Believe (Fox Television)
This is not necessarily the best show on this list, heck it’s possibly not even a very good show in general but it is fascinating is what it is. The creation of Children Of Men & Gravity director Alfonso Cuarón and Mark Friedman with ever present TV Producer J.J. Abrams, it’s a fantasy series surrounding a young girl with mystical powers, her father who’s on the run after being broken out of Death Row for a crime he didn’t commit and the forces of good and evil that battle on either side for the child. It’s not a subtle programme: the force of good, represented by Delroy Lindo, is a priest who deplores the use of guns, while evil, represented by Kyle MacLachlan as the man who runs a government division weaponising psychic powers. Despite certain script issues, the pilot is certainly a thing of visual beauty. Cuarón, a director nearly incapable of a bad shot, takes an otherwise standard pseudo-philosophical premise and shoots it with extended takes, slight handheld cinematography and earthy colours which lend it an air of visual interest above almost any other pilot this year.
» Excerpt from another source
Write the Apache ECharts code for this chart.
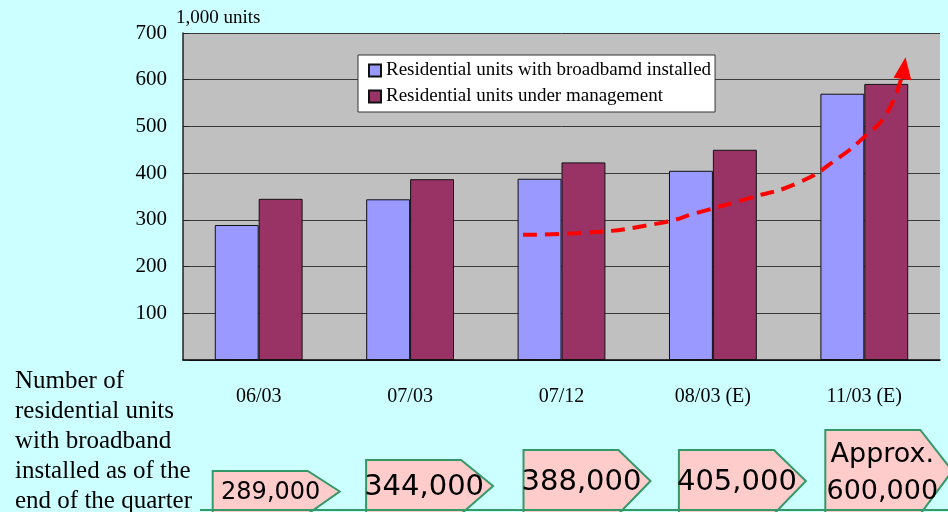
<!DOCTYPE html>
<html lang="en">
  <head>
    <meta charset="UTF-8" />
    <title>Residential units with broadband</title>
    <style>
      html, body { margin: 0; padding: 0; background: #ccffff; }
      #main { width: 948px; height: 512px; }
    </style>
  </head>
  <body>
    <div id="main"></div>
    <script src="https://cdn.jsdelivr.net/npm/echarts@6/dist/echarts.min.js"></script>
    <script>
      // data (1,000 units)
      var quarters = ["06/03", "07/03", "07/12", "08/03 (E)", "11/03 (E)"];
      var broadband = [289, 344, 388, 405, 570];
      var managed = [345, 387, 423, 450, 591];
      var yTicks = [0, 100, 200, 300, 400, 500, 600, 700];
      var boxLabels = ["289,000", "344,000", "388,000", "405,000", "Approx.\n600,000"];
      // red trend arrow, x in category index units
      var trendX = [1.746, 2.142, 2.651, 2.895, 3.245, 3.575, 3.84, 3.991, 4.15, 4.262];
      var trendY = [268, 272, 293, 315, 347, 381, 435, 475, 529, 625];

      var SERIF = "Liberation Serif";
      // layout of the pink callouts under each category
      var BOX_TOP = [471, 460, 450, 450, 430];
      var BOX_OFF = [-46, -44, -38, -34, -39];
      var BOX_FONT = [24, 29, 29, 29, 27];

      var chart = echarts.init(document.getElementById("main"));

      var trendData = trendX.map(function (x, i) {
        var p = { value: [x, trendY[i]] };
        if (i === trendX.length - 1) {
          p.symbol = "triangle";
          p.symbolSize = [18, 22];
          p.symbolRotate = -8;
        }
        return p;
      });

      chart.setOption({
        backgroundColor: "#ccffff",
        animation: false,
        textStyle: { fontFamily: SERIF },
        grid: { left: 183, right: 8, top: 33, bottom: 152, show: true, backgroundColor: "#c0c0c0", borderWidth: 0 },
        legend: {
          orient: "vertical",
          left: 358,
          top: 55,
          width: 355,
          backgroundColor: "#ffffff",
          borderColor: "#333",
          borderWidth: 1,
          padding: [6, 4, 6, 10],
          itemGap: 7,
          itemWidth: 12,
          itemHeight: 12,
          icon: "rect",
          textStyle: { fontFamily: SERIF, fontSize: 19, color: "#000" },
          data: ["Residential units with broadbamd installed", "Residential units under management"]
        },
        xAxis: [
          {
            type: "category",
            data: quarters,
            axisLine: { lineStyle: { color: "#000", width: 1.5 } },
            axisTick: { inside: true, length: 6, lineStyle: { color: "#333" } },
            axisLabel: { fontFamily: SERIF, fontSize: 20, color: "#000", margin: 27 }
          },
          { type: "value", min: -0.5, max: 4.5, show: false }
        ],
        yAxis: {
          type: "value",
          min: yTicks[0],
          max: yTicks[yTicks.length - 1],
          interval: 100,
          name: "1,000 units",
          nameLocation: "end",
          nameGap: 5,
          nameTextStyle: { fontFamily: SERIF, fontSize: 19, color: "#000", align: "left", padding: [0, 0, 0, -7] },
          axisLine: { show: true, onZero: false, lineStyle: { color: "#222", width: 1.5 } },
          axisTick: { show: true, inside: true, length: 6, lineStyle: { color: "#222" } },
          axisLabel: {
            fontFamily: SERIF, fontSize: 21, color: "#000", margin: 16,
            formatter: function (v) { return v === 0 ? "" : String(v); }
          },
          splitLine: { lineStyle: { color: "#3a3a3a", width: 1 } }
        },
        series: [
          {
            name: "Residential units with broadbamd installed",
            type: "bar",
            data: broadband,
            barGap: "0%",
            barCategoryGap: "42%",
            itemStyle: { color: "#9999ff", borderColor: "#111", borderWidth: 1 }
          },
          {
            name: "Residential units under management",
            type: "bar",
            data: managed,
            itemStyle: { color: "#993366", borderColor: "#111", borderWidth: 1 }
          },
          {
            type: "line",
            xAxisIndex: 1,
            data: trendData,
            smooth: true,
            symbol: "none",
            z: 5,
            itemStyle: { color: "#ff0000" },
            lineStyle: { color: "#ff0000", width: 4, type: [14, 8] }
          },
          {
            type: "custom",
            clip: false,
            silent: true,
            data: boxLabels.map(function (s, i) { return [i, 0]; }),
            renderItem: function (params, api) {
              var i = api.value(0);
              var c = api.coord([i, 0]);
              var l = c[0] + BOX_OFF[i];
              var top = BOX_TOP[i];
              var bot = 514;
              var mid = (top + 512) / 2;
              var lines = boxLabels[i].split("\n");
              var font = BOX_FONT[i] + "px 'DejaVu Sans'";
              var children = [
                {
                  type: "polygon",
                  shape: { points: [[l, top], [l + 95, top], [l + 127, mid], [l + 95, bot], [l, bot]] },
                  style: { fill: "#ffcccc", stroke: "#339966", lineWidth: 2 }
                }
              ];
              if (lines.length === 1) {
                children.push({
                  type: "text",
                  style: { text: lines[0], x: l + 58, y: mid + 1, align: "center", verticalAlign: "middle", font: font, fill: "#000" }
                });
              } else {
                children.push({
                  type: "text",
                  style: { text: lines[0], x: l + 57, y: 455, align: "center", verticalAlign: "middle", font: font, fill: "#000" }
                });
                children.push({
                  type: "text",
                  style: { text: lines[1], x: l + 57, y: 492, align: "center", verticalAlign: "middle", font: font, fill: "#000" }
                });
              }
              return { type: "group", children: children };
            }
          }
        ],
        graphic: [
          {
            type: "text",
            left: 15,
            top: 366,
            style: {
              text: "Number of\nresidential units\nwith broadband\ninstalled as of the\nend of the quarter",
              font: "25px 'Liberation Serif'",
              lineHeight: 30,
              fill: "#000"
            }
          },
          {
            type: "line",
            shape: { x1: 200, y1: 510, x2: 948, y2: 510 },
            style: { stroke: "#339966", lineWidth: 2 },
            z: 10
          }
        ]
      });
    </script>
  </body>
</html>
Yet I can’t fully recommend this show because, after thirteen episodes, I don’t have a feeling of having learned anything more beyond the fact that Kyle MacLachlan deserves some form of Tarantino–backed return to form because, even with his underwritten material, the guy is fantastic. It’s not a bad show but if you’re looking for something to believe in, look elsewhere.
Other Notable Mentions:
Enlisted (well-made comedy from the former writers of and in the vein of Scrubs on an army base with a plum supporting role for Keith David).
Almost Human (a solid Sci-Fi procedural with strong acting especially from Mackenzie Crook).
Hostages (It wasn’t good but I haven’t laughed at anything unintentionally as much in a long time).